* _EXERCISE REQUIREMENTS_
Reproduce the listing below in full and without alteration, apart from its pictures.

[Begin]

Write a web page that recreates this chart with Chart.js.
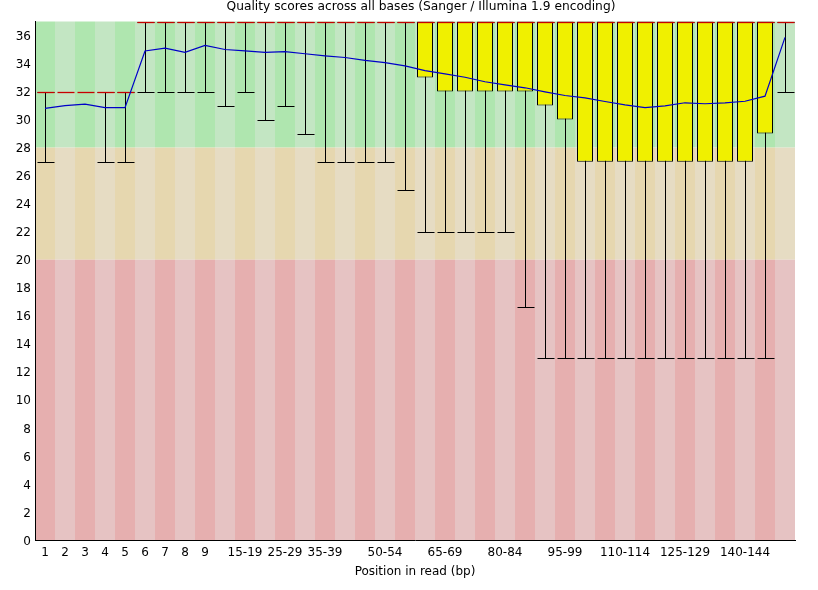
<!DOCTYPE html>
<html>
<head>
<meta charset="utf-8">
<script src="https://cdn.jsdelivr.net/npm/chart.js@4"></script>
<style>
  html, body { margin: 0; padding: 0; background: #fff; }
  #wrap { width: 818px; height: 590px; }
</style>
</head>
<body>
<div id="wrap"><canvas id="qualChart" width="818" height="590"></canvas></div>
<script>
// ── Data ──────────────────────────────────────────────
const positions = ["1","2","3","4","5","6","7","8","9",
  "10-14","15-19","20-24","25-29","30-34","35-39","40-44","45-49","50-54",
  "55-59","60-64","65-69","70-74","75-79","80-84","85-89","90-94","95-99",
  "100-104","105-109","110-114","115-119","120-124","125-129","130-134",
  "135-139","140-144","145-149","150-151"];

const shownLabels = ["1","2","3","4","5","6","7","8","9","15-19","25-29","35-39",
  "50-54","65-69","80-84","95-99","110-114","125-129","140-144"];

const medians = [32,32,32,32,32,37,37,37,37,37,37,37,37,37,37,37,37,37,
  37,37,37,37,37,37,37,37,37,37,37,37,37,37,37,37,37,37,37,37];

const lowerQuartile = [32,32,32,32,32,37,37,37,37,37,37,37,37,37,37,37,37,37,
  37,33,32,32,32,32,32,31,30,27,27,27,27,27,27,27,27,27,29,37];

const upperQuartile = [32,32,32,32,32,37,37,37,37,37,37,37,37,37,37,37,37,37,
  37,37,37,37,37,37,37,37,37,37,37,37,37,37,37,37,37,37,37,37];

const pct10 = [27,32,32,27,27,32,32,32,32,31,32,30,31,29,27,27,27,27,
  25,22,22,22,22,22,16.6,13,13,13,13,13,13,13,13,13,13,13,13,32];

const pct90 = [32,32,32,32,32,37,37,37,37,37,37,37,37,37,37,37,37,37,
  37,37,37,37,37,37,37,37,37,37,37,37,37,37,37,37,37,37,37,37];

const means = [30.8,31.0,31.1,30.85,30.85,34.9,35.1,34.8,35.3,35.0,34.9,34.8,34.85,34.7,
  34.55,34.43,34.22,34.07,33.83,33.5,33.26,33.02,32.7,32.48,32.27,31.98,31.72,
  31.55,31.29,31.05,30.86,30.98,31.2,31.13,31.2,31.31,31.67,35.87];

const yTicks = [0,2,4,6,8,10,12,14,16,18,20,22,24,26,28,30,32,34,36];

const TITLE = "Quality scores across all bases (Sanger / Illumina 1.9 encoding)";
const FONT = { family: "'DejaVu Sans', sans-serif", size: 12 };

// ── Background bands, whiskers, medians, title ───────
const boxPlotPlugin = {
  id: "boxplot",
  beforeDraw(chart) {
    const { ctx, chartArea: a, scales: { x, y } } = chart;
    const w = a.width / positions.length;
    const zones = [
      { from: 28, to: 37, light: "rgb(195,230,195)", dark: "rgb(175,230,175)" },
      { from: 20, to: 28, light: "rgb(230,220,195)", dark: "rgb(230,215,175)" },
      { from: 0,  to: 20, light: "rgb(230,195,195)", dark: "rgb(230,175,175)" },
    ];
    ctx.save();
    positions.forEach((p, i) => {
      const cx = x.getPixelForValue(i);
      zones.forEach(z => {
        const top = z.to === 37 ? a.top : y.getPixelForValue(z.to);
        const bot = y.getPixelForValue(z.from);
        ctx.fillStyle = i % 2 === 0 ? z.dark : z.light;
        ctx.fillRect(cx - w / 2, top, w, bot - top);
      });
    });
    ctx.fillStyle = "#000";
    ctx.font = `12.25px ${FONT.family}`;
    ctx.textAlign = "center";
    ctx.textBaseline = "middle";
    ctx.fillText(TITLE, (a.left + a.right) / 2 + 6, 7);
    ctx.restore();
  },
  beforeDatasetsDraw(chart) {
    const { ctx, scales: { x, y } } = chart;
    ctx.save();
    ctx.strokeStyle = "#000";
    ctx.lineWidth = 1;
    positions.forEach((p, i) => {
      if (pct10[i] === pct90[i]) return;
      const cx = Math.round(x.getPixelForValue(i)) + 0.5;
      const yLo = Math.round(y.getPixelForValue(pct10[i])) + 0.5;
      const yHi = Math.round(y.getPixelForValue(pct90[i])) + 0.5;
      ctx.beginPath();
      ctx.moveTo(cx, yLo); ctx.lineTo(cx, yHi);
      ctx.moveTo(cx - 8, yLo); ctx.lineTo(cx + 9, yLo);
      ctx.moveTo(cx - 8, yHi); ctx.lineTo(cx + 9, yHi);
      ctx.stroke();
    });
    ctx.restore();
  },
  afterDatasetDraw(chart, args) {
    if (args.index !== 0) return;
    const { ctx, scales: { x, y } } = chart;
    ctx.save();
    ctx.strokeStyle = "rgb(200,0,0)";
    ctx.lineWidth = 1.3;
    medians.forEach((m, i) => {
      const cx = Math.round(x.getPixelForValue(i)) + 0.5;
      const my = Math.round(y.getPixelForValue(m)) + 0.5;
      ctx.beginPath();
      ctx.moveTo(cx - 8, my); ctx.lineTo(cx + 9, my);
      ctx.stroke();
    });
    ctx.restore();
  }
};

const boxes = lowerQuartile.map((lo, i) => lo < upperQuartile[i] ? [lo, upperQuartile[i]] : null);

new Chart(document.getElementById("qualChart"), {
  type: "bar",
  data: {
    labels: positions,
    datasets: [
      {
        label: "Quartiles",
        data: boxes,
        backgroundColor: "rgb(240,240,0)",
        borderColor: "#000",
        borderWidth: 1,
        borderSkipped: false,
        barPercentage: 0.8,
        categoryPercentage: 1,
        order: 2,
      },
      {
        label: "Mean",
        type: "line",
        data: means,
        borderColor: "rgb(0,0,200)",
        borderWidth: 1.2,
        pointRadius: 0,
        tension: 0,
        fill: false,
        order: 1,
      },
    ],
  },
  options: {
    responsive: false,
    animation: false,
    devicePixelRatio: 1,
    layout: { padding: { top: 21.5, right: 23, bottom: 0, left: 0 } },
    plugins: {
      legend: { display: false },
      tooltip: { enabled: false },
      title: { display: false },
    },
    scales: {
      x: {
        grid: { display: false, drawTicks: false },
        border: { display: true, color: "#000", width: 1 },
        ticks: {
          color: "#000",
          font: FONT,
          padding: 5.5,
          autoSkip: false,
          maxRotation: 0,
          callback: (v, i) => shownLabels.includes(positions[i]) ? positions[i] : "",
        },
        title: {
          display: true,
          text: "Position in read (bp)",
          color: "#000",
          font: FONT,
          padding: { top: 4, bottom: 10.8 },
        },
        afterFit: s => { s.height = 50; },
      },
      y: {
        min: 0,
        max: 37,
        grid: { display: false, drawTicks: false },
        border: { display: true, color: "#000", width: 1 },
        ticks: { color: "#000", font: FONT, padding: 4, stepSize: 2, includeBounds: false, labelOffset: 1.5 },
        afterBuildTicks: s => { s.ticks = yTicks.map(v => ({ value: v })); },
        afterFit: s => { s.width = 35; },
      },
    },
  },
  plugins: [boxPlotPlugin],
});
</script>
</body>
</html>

[End]

* _RESPONSE_
Write a web page that recreates this chart with Chart.js.
<!DOCTYPE html>
<html>
<head>
<meta charset="utf-8">
<script src="https://cdn.jsdelivr.net/npm/chart.js@4"></script>
<style>
  html, body { margin: 0; padding: 0; background: #fff; }
  #wrap { width: 818px; height: 590px; }
</style>
</head>
<body>
<div id="wrap"><canvas id="qualChart" width="818" height="590"></canvas></div>
<script>
// ── Data ──────────────────────────────────────────────
const positions = ["1","2","3","4","5","6","7","8","9",
  "10-14","15-19","20-24","25-29","30-34","35-39","40-44","45-49","50-54",
  "55-59","60-64","65-69","70-74","75-79","80-84","85-89","90-94","95-99",
  "100-104","105-109","110-114","115-119","120-124","125-129","130-134",
  "135-139","140-144","145-149","150-151"];

const shownLabels = ["1","2","3","4","5","6","7","8","9","15-19","25-29","35-39",
  "50-54","65-69","80-84","95-99","110-114","125-129","140-144"];

const medians = [32,32,32,32,32,37,37,37,37,37,37,37,37,37,37,37,37,37,
  37,37,37,37,37,37,37,37,37,37,37,37,37,37,37,37,37,37,37,37];

const lowerQuartile = [32,32,32,32,32,37,37,37,37,37,37,37,37,37,37,37,37,37,
  37,33,32,32,32,32,32,31,30,27,27,27,27,27,27,27,27,27,29,37];

const upperQuartile = [32,32,32,32,32,37,37,37,37,37,37,37,37,37,37,37,37,37,
  37,37,37,37,37,37,37,37,37,37,37,37,37,37,37,37,37,37,37,37];

const pct10 = [27,32,32,27,27,32,32,32,32,31,32,30,31,29,27,27,27,27,
  25,22,22,22,22,22,16.6,13,13,13,13,13,13,13,13,13,13,13,13,32];

const pct90 = [32,32,32,32,32,37,37,37,37,37,37,37,37,37,37,37,37,37,
  37,37,37,37,37,37,37,37,37,37,37,37,37,37,37,37,37,37,37,37];

const means = [30.8,31.0,31.1,30.85,30.85,34.9,35.1,34.8,35.3,35.0,34.9,34.8,34.85,34.7,
  34.55,34.43,34.22,34.07,33.83,33.5,33.26,33.02,32.7,32.48,32.27,31.98,31.72,
  31.55,31.29,31.05,30.86,30.98,31.2,31.13,31.2,31.31,31.67,35.87];

const yTicks = [0,2,4,6,8,10,12,14,16,18,20,22,24,26,28,30,32,34,36];

const TITLE = "Quality scores across all bases (Sanger / Illumina 1.9 encoding)";
const FONT = { family: "'DejaVu Sans', sans-serif", size: 12 };

// ── Background bands, whiskers, medians, title ───────
const boxPlotPlugin = {
  id: "boxplot",
  beforeDraw(chart) {
    const { ctx, chartArea: a, scales: { x, y } } = chart;
    const w = a.width / positions.length;
    const zones = [
      { from: 28, to: 37, light: "rgb(195,230,195)", dark: "rgb(175,230,175)" },
      { from: 20, to: 28, light: "rgb(230,220,195)", dark: "rgb(230,215,175)" },
      { from: 0,  to: 20, light: "rgb(230,195,195)", dark: "rgb(230,175,175)" },
    ];
    ctx.save();
    positions.forEach((p, i) => {
      const cx = x.getPixelForValue(i);
      zones.forEach(z => {
        const top = z.to === 37 ? a.top : y.getPixelForValue(z.to);
        const bot = y.getPixelForValue(z.from);
        ctx.fillStyle = i % 2 === 0 ? z.dark : z.light;
        ctx.fillRect(cx - w / 2, top, w, bot - top);
      });
    });
    ctx.fillStyle = "#000";
    ctx.font = `12.25px ${FONT.family}`;
    ctx.textAlign = "center";
    ctx.textBaseline = "middle";
    ctx.fillText(TITLE, (a.left + a.right) / 2 + 6, 7);
    ctx.restore();
  },
  beforeDatasetsDraw(chart) {
    const { ctx, scales: { x, y } } = chart;
    ctx.save();
    ctx.strokeStyle = "#000";
    ctx.lineWidth = 1;
    positions.forEach((p, i) => {
      if (pct10[i] === pct90[i]) return;
      const cx = Math.round(x.getPixelForValue(i)) + 0.5;
      const yLo = Math.round(y.getPixelForValue(pct10[i])) + 0.5;
      const yHi = Math.round(y.getPixelForValue(pct90[i])) + 0.5;
      ctx.beginPath();
      ctx.moveTo(cx, yLo); ctx.lineTo(cx, yHi);
      ctx.moveTo(cx - 8, yLo); ctx.lineTo(cx + 9, yLo);
      ctx.moveTo(cx - 8, yHi); ctx.lineTo(cx + 9, yHi);
      ctx.stroke();
    });
    ctx.restore();
  },
  afterDatasetDraw(chart, args) {
    if (args.index !== 0) return;
    const { ctx, scales: { x, y } } = chart;
    ctx.save();
    ctx.strokeStyle = "rgb(200,0,0)";
    ctx.lineWidth = 1.3;
    medians.forEach((m, i) => {
      const cx = Math.round(x.getPixelForValue(i)) + 0.5;
      const my = Math.round(y.getPixelForValue(m)) + 0.5;
      ctx.beginPath();
      ctx.moveTo(cx - 8, my); ctx.lineTo(cx + 9, my);
      ctx.stroke();
    });
    ctx.restore();
  }
};

const boxes = lowerQuartile.map((lo, i) => lo < upperQuartile[i] ? [lo, upperQuartile[i]] : null);

new Chart(document.getElementById("qualChart"), {
  type: "bar",
  data: {
    labels: positions,
    datasets: [
      {
        label: "Quartiles",
        data: boxes,
        backgroundColor: "rgb(240,240,0)",
        borderColor: "#000",
        borderWidth: 1,
        borderSkipped: false,
        barPercentage: 0.8,
        categoryPercentage: 1,
        order: 2,
      },
      {
        label: "Mean",
        type: "line",
        data: means,
        borderColor: "rgb(0,0,200)",
        borderWidth: 1.2,
        pointRadius: 0,
        tension: 0,
        fill: false,
        order: 1,
      },
    ],
  },
  options: {
    responsive: false,
    animation: false,
    devicePixelRatio: 1,
    layout: { padding: { top: 21.5, right: 23, bottom: 0, left: 0 } },
    plugins: {
      legend: { display: false },
      tooltip: { enabled: false },
      title: { display: false },
    },
    scales: {
      x: {
        grid: { display: false, drawTicks: false },
        border: { display: true, color: "#000", width: 1 },
        ticks: {
          color: "#000",
          font: FONT,
          padding: 5.5,
          autoSkip: false,
          maxRotation: 0,
          callback: (v, i) => shownLabels.includes(positions[i]) ? positions[i] : "",
        },
        title: {
          display: true,
          text: "Position in read (bp)",
          color: "#000",
          font: FONT,
          padding: { top: 4, bottom: 10.8 },
        },
        afterFit: s => { s.height = 50; },
      },
      y: {
        min: 0,
        max: 37,
        grid: { display: false, drawTicks: false },
        border: { display: true, color: "#000", width: 1 },
        ticks: { color: "#000", font: FONT, padding: 4, stepSize: 2, includeBounds: false, labelOffset: 1.5 },
        afterBuildTicks: s => { s.ticks = yTicks.map(v => ({ value: v })); },
        afterFit: s => { s.width = 35; },
      },
    },
  },
  plugins: [boxPlotPlugin],
});
</script>
</body>
</html>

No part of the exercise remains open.